[Figure scripts]

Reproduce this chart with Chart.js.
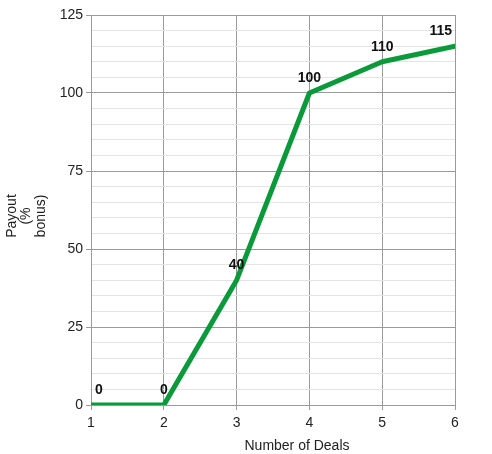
<!DOCTYPE html>
<html>
<head>
<meta charset="utf-8">
<script src="https://cdn.jsdelivr.net/npm/chart.js@4/dist/chart.umd.min.js"></script>
<style>
  html, body { margin: 0; padding: 0; background: #fff; }
  #wrap { width: 492px; height: 454px; position: relative; }
</style>
</head>
<body>
<div id="wrap"><canvas id="c"></canvas></div>
<script>
const deals  = [1, 2, 3, 4, 5, 6];
const payout = [0, 0, 40, 100, 110, 115];
const xTitle = 'Number of Deals';
const yTitle = ['Payout', '(%', 'bonus)'];

const major = '#9a9a9a';
const minor = '#e4e4e4';
const font  = 'Liberation Sans, Arial, sans-serif';

/* point labels, kept inside the plot area */
const valueLabels = {
    id: 'valueLabels',
    afterDatasetsDraw(chart) {
        const { ctx, chartArea } = chart;
        const meta = chart.getDatasetMeta(0);
        ctx.save();
        ctx.font = 'bold 14px ' + font;
        ctx.fillStyle = '#111';
        ctx.textBaseline = 'bottom';
        ctx.textAlign = 'center';
        meta.data.forEach((pt, i) => {
            const txt = String(payout[i]);
            const w = ctx.measureText(txt).width;
            let x = pt.x;
            if (i === 0) x = Math.max(x, chartArea.left + w / 2 + 4);
            x = Math.min(x, chartArea.right - w / 2 - 3);
            ctx.fillText(txt, x, pt.y - 8);
        });
        ctx.restore();
    }
};

/* axis titles drawn by hand: the original puts them off-centre */
const axisTitles = {
    id: 'axisTitles',
    afterDraw(chart) {
        const { ctx, chartArea } = chart;
        ctx.save();
        ctx.font = '14px ' + font;
        ctx.fillStyle = '#222';
        ctx.textAlign = 'center';
        ctx.textBaseline = 'middle';
        ctx.fillText(xTitle, (chartArea.left + chartArea.right) / 2 + 24, 446);
        ctx.translate(0, 216);
        ctx.rotate(-Math.PI / 2);
        yTitle.forEach((line, i) => ctx.fillText(line, 0, 12 + i * 14.5));
        ctx.restore();
    }
};

new Chart(document.getElementById('c'), {
    type: 'line',
    data: {
        datasets: [{
            data: deals.map((d, i) => ({ x: d, y: payout[i] })),
            borderColor: '#0a9a3a',
            borderWidth: 5,
            pointRadius: 0,
            tension: 0,
            fill: false,
            borderCapStyle: 'round',
            borderJoinStyle: 'round'
        }]
    },
    options: {
        responsive: true,
        maintainAspectRatio: false,
        animation: false,
        layout: { padding: { top: 15, right: 37, left: 0, bottom: 0 } },
        plugins: { legend: { display: false }, tooltip: { enabled: false } },
        scales: {
            x: {
                type: 'linear',
                min: 1, max: 6,
                ticks: { stepSize: 1, color: '#222', font: { size: 14, family: font }, padding: 5 },
                grid: { color: major, tickLength: 5 },
                border: { color: major },
                afterFit(s) { s.height = 49; }
            },
            y: {
                min: 0, max: 125,
                ticks: {
                    stepSize: 5,
                    autoSkip: false,
                    color: '#222',
                    font: { size: 14, family: font },
                    padding: 3,
                    callback: v => (v % 25 === 0 ? v : '')
                },
                grid: {
                    color: c => (c.tick && c.tick.value % 25 === 0 ? major : minor),
                    tickColor: c => (c.tick && c.tick.value % 25 === 0 ? major : 'rgba(0,0,0,0)'),
                    tickLength: 5
                },
                border: { color: major },
                afterFit(s) { s.width = 91; }
            }
        }
    },
    plugins: [valueLabels, axisTitles]
});
</script>
</body>
</html>
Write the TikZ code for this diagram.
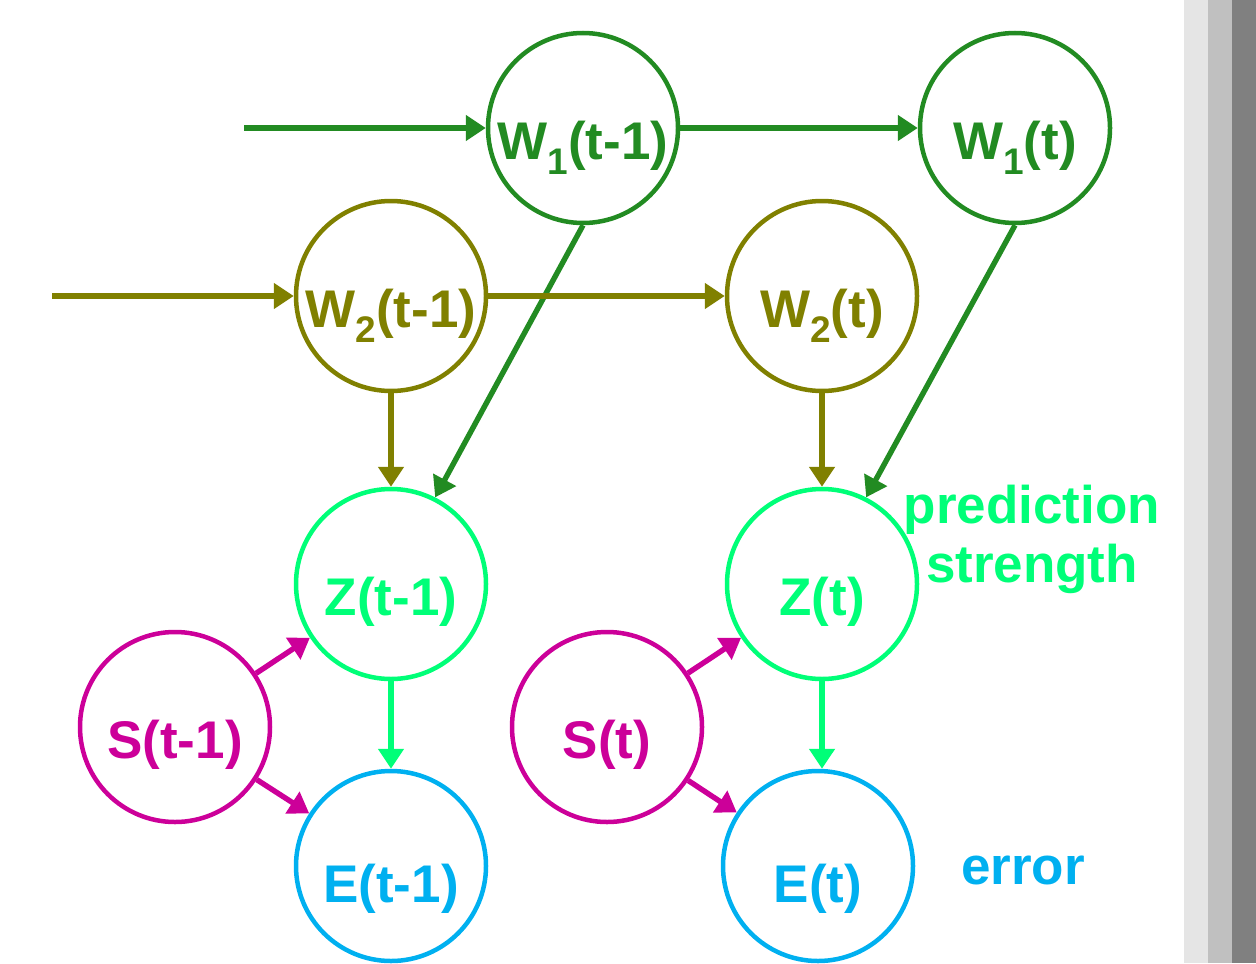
\documentclass[tikz,border=0pt]{standalone}
\usepackage{fontspec}
\setmainfont{Liberation Sans}
\usetikzlibrary{arrows.meta}
\definecolor{wonecol}{RGB}{34,139,34}
\definecolor{wtwocol}{RGB}{128,128,0}
\definecolor{zcol}{RGB}{0,255,120}
\definecolor{scol}{RGB}{204,0,153}
\definecolor{ecol}{RGB}{0,176,240}
\definecolor{barone}{RGB}{229,229,229}
\definecolor{bartwo}{RGB}{192,192,192}
\definecolor{barthree}{RGB}{128,128,128}
\newcommand{\lowidx}[1]{\raisebox{-7.5pt}{\fontsize{18.5pt}{19pt}\selectfont #1}}

\begin{document}
\begin{tikzpicture}[x=0.5pt,y=-0.5pt]
    \tikzstyle{every node}+=[inner sep=0pt]
    \tikzstyle{var}=[circle,draw,line width=2.25pt,minimum size=95pt,font=\bfseries\fontsize{26.5pt}{30pt}\selectfont,text height=31pt,text depth=0pt]
    \tikzstyle{lbl}=[font=\bfseries\fontsize{26.5pt}{29.5pt}\selectfont,align=center,anchor=base]
    \tikzstyle{arr}=[line width=2.7pt,-{Triangle[length=10pt,width=12.5pt]}]
    \useasboundingbox (0,0) rectangle (1256,963);
    % side bars
    \fill [barone] (1184,0) rectangle (1208,963);
    \fill [bartwo] (1208,0) rectangle (1232,963);
    \fill [barthree] (1232,0) rectangle (1256,963);
    % nodes
    \node [var,wonecol] (w1a) at (583,128) {W\lowidx{1}(t-1)};
    \node [var,wonecol] (w1b) at (1015,128) {W\lowidx{1}(t)};
    \node [var,wtwocol] (w2a) at (391,296) {W\lowidx{2}(t-1)};
    \node [var,wtwocol] (w2b) at (822,296) {W\lowidx{2}(t)};
    \node [var,zcol] (za) at (391,584) {Z(t-1)};
    \node [var,zcol] (zb) at (822,584) {Z(t)};
    \node [var,scol] (sa) at (175,727) {S(t-1)};
    \node [var,scol] (sb) at (607,727) {S(t)};
    \node [var,ecol,text height=36pt] (ea) at (391,866) {E(t-1)};
    \node [var,ecol,text height=36pt] (eb) at (818,866) {E(t)};
    \node [lbl,zcol] (predlbl) at (1032,582) {prediction\\strength};
    \node [lbl,ecol] (errlbl) at (1023,884) {error};
    \coordinate (w1in) at (244,128);
    \coordinate (w2in) at (52,296);
    % edges
    \draw [arr,wonecol] (w1in) -- (w1a);
    \draw [arr,wonecol] (w1a) -- (w1b);
    \draw [arr,wonecol] (w1a.south) -- (za.63);
    \draw [arr,wonecol] (w1b.south) -- (zb.63);
    \draw [arr,wtwocol] (w2in) -- (w2a);
    \draw [arr,wtwocol] (w2a) -- (w2b);
    \draw [arr,wtwocol] (w2a) -- (za);
    \draw [arr,wtwocol] (w2b) -- (zb);
    \draw [arr,zcol] (za) -- (ea);
    \draw [arr,zcol] (zb.south) -- (zb.south |- eb.north);
    \draw [arr,scol] (sa) -- (za);
    \draw [arr,scol] (sa) -- (ea);
    \draw [arr,scol] (sb) -- (zb);
    \draw [arr,scol] (sb) -- (eb);
\end{tikzpicture}
\end{document}
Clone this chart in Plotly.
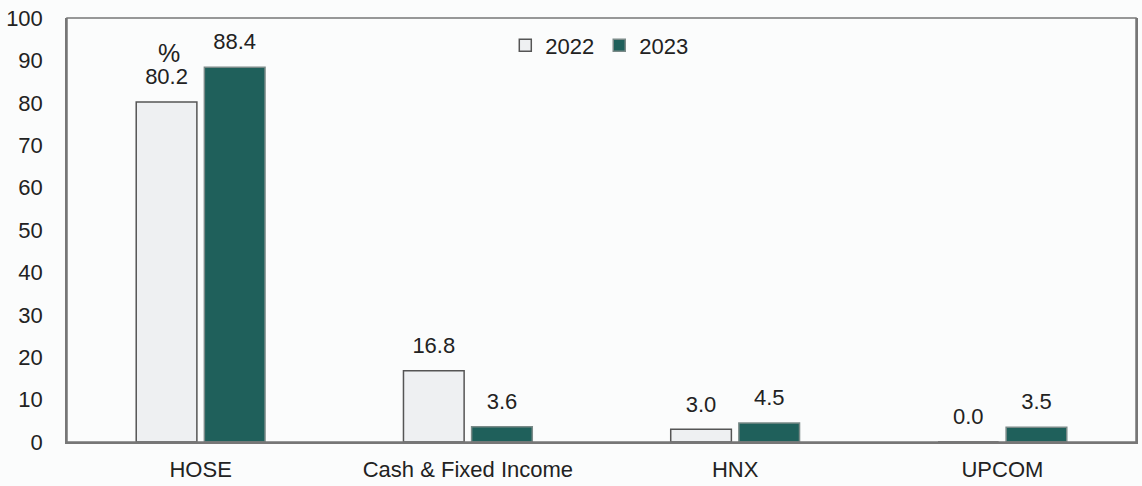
import plotly.graph_objects as go

categories = ["HOSE", "Cash & Fixed Income", "HNX", "UPCOM"]
vals_2022 = [80.2, 16.8, 3.0, 0.0]
vals_2023 = [88.4, 3.6, 4.5, 3.5]
series_names = ["2022", "2023"]
y_ticks = [0, 10, 20, 30, 40, 50, 60, 70, 80, 90, 100]

FONT = "Liberation Sans, Arial, sans-serif"
C22 = "#eef0f2"
C23 = "#1f605b"

fig = go.Figure()
for name, vals, fill, line in [(series_names[0], vals_2022, C22, "#555555"),
                               (series_names[1], vals_2023, C23, "#7a8a88")]:
    fig.add_trace(go.Bar(
        x=categories, y=vals, name=name, offsetgroup=name,
        marker=dict(color=fill, line=dict(color=line, width=1.5)),
    ))
for name, vals in [(series_names[0], vals_2022), (series_names[1], vals_2023)]:
    fig.add_trace(go.Scatter(
        x=categories, y=vals, mode="markers+text", offsetgroup=name,
        text=[f"{v:.1f}" for v in vals], textposition="top center",
        textfont=dict(family=FONT, size=22, color="#222222"),
        marker=dict(size=18, opacity=0), showlegend=False, hoverinfo="skip",
        cliponaxis=False,
    ))

fig.add_annotation(x=categories[0], y=vals_2022[0], xref="x", yref="y",
                   text="%", showarrow=False, xshift=-32, yshift=49,
                   font=dict(family=FONT, size=25, color="#222222"))

fig.update_layout(
    width=1142, height=486,
    margin=dict(l=67, r=4, t=18, b=44),
    paper_bgcolor="#fbfcfc", plot_bgcolor="#fbfcfc",
    barmode="group", scattermode="group", bargap=0.49, bargroupgap=0.11,
    font=dict(family=FONT, size=22, color="#222222"),
    legend=dict(orientation="h", x=0.41, y=0.985, xanchor="left", yanchor="top",
                bgcolor="rgba(0,0,0,0)", font=dict(size=22), itemwidth=30,
                tracegroupgap=0),
    xaxis=dict(showline=True, linecolor="#777777", linewidth=1.5, mirror=False,
               ticks="", ticklabelstandoff=7,
               tickfont=dict(size=22), showgrid=False),
    yaxis=dict(range=[0, 100], tickvals=y_ticks, showgrid=False, zeroline=False,
               showline=True, linecolor="#777777", linewidth=1.5, mirror=True,
               ticks="", ticklabelstandoff=18, tickfont=dict(size=22)),
)
fig.add_shape(type="rect", xref="paper", yref="paper", x0=0, x1=1, y0=0, y1=1,
              line=dict(color="#777777", width=1.5), layer="above")
fig.write_html("out.html", config={"displayModeBar": False},
               post_script="document.body.style.margin='0';")
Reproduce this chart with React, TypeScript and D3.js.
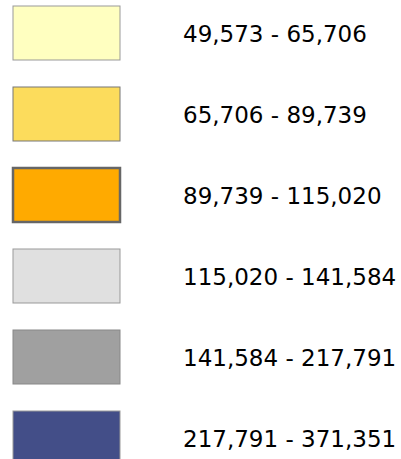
import {useRef,useEffect} from 'react'
import * as d3 from 'd3'

// legend classes (break values) and their fills
const breaks = [49573, 65706, 89739, 115020, 141584, 217791, 371351]
const colors = ['#ffffc0', '#fcdc5c', '#ffaa00', '#e0e0e0', '#a0a0a0', '#434e88']
const strokes = ['#999999', '#777777', '#666666', '#999999', '#888888', '#999999']

function App() {
  const ref = useRef<SVGSVGElement>(null)
  useEffect(()=> {
    const width = 401, height = 459
    const svg = d3.select(ref.current)
    svg.selectAll('*').remove()

    const classes = d3.range(breaks.length - 1)
    const fmt = d3.format(',')

    // step of 81px, boxes 54px tall
    const y = d3.scaleBand<number>()
      .domain(classes)
      .range([6, 6 + 81 * classes.length - 27])
      .paddingInner(27 / 81)
      .paddingOuter(0)

    const boxW = 107
    const g = svg.selectAll('g.row')
      .data(classes)
      .enter()
      .append('g')
      .attr('class', 'row')

    g.append('rect')
      .attr('x', 13)
      .attr('y', d => y(d)!)
      .attr('width', boxW)
      .attr('height', y.bandwidth())
      .attr('fill', d => colors[d])
      .attr('stroke', d => strokes[d])
      .attr('stroke-width', d => d === 2 ? 2.5 : 1)

    g.append('text')
      .attr('x', 183)
      .attr('y', d => y(d)! + y.bandwidth() / 2 + 9)
      .text(d => `${fmt(breaks[d])} - ${fmt(breaks[d + 1])}`)
      .style('font', '23px "DejaVu Sans", sans-serif')
      .attr('fill', '#000')

    svg.attr('width', width).attr('height', height)
  }, [])

  return (
    <svg ref={ref} style={{position:'absolute', left:0, top:0, display:'block'}} width={401} height={459}></svg>
  );
}

export default App;
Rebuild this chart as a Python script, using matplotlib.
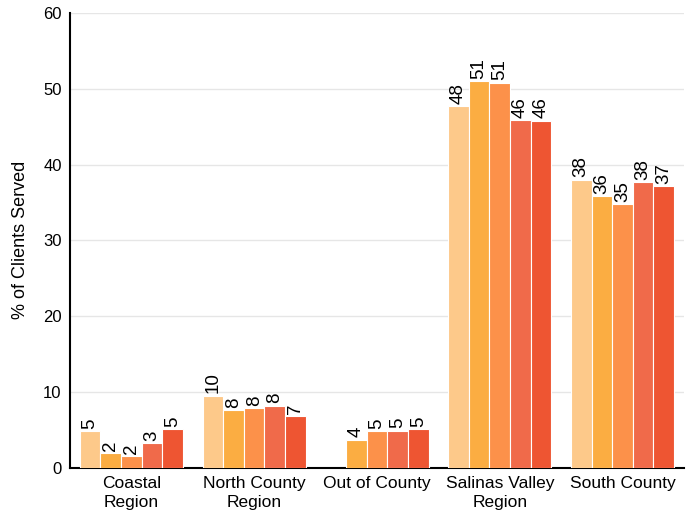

◆ DIRECTIVE: Search the listing for the word "Reproduce" and return each line that holds it.

◆ FINAL RESULT:
Reproduce this chart with Chart.js.
Reproduce this chart with React, TypeScript and D3.js.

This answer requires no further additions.